Lynn Arlen Stalmaster (November 17, 1927 – February 12, 2021) was an American casting director.  He was noted as the first casting director to be conferred an Academy Award, having received an Honorary Oscar in 2016.

Early life
Stalmaster was born in Omaha, Nebraska, on November 17, 1927. He was the son of Estelle (Lapidus) and Irvin A. Stalmaster, a lawyer who became a judge. Irvin was the first Jew, as well as the youngest person, to be appointed to a Nebraska district judgeship.  He was also active in the local Jewish community, serving as president of the Omaha B'nai B'rith. Lynn Stalmaster's younger brother is actor Hal Stalmaster (born 1940), best known for his starring role in the Disney film Johnny Tremain.

Stalmaster initially attended Dundee Elementary School in Omaha's Dundee–Happy Hollow Historic District.  In order to ameliorate his severe asthma, his family later relocated to Beverly Hills, California, where he attended Beverly Hills High School.  There he overcame his shyness by immersing himself in theatre and radio.  After serving in the U.S. Army, he studied theater arts at the UCLA School of Theater, Film and Television, obtaining a Master of Arts in 1952.

Career
Stalmaster got his first job in show business as an actor, appearing in the war movies The Steel Helmet (1951), The Flying Leathernecks (1951), and the TV series Big Town.  As a fail-safe plan, he was employed by Grosse-Krasne as a production assistant.  He subsequently became casting director after the incumbent retired, and went on to cast five on-air series.

After several years in that capacity, Stalmaster became an independent casting director.
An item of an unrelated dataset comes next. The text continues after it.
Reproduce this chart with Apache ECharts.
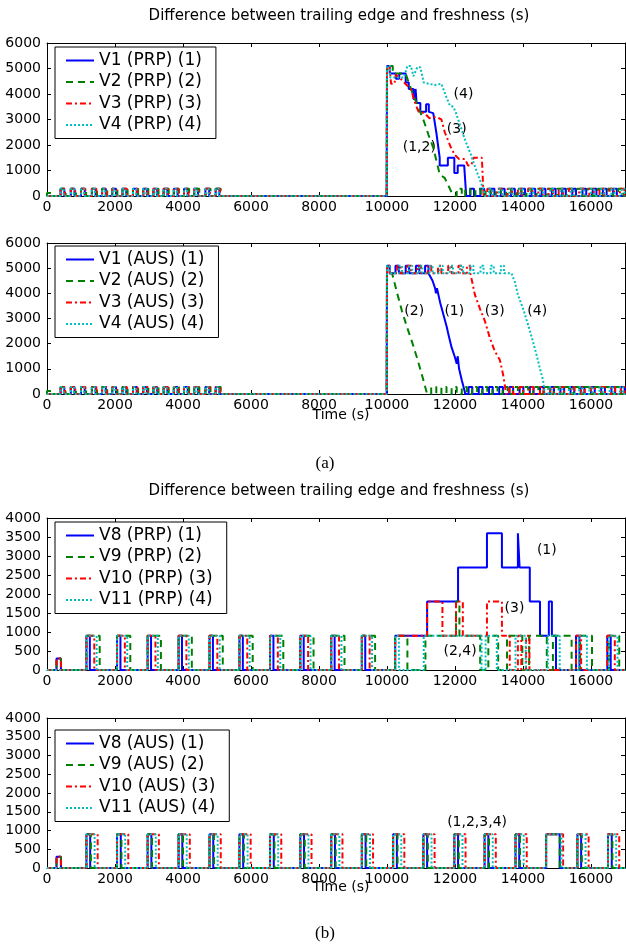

He established himself quickly as a solid casting director, finding steady work in both television and motion pictures. He was credited with casting more than 60 movies of the decade, among them; Fiddler on the Roof, Harold and Maude, The Cowboys, Deliverance, Rollerball, Silver Streak, Black Sunday, Coming Home, Convoy, The Rose, Superman and Being There.

Stalmaster was responsible for casting TV shows such as Gunsmoke, The Untouchables, and My Favorite Martian. He was also a part of Academy Award winning movies such as In the Heat of the Night, The Thomas Crown Affair, The Right Stuff, and Brian De Palma's The Untouchables.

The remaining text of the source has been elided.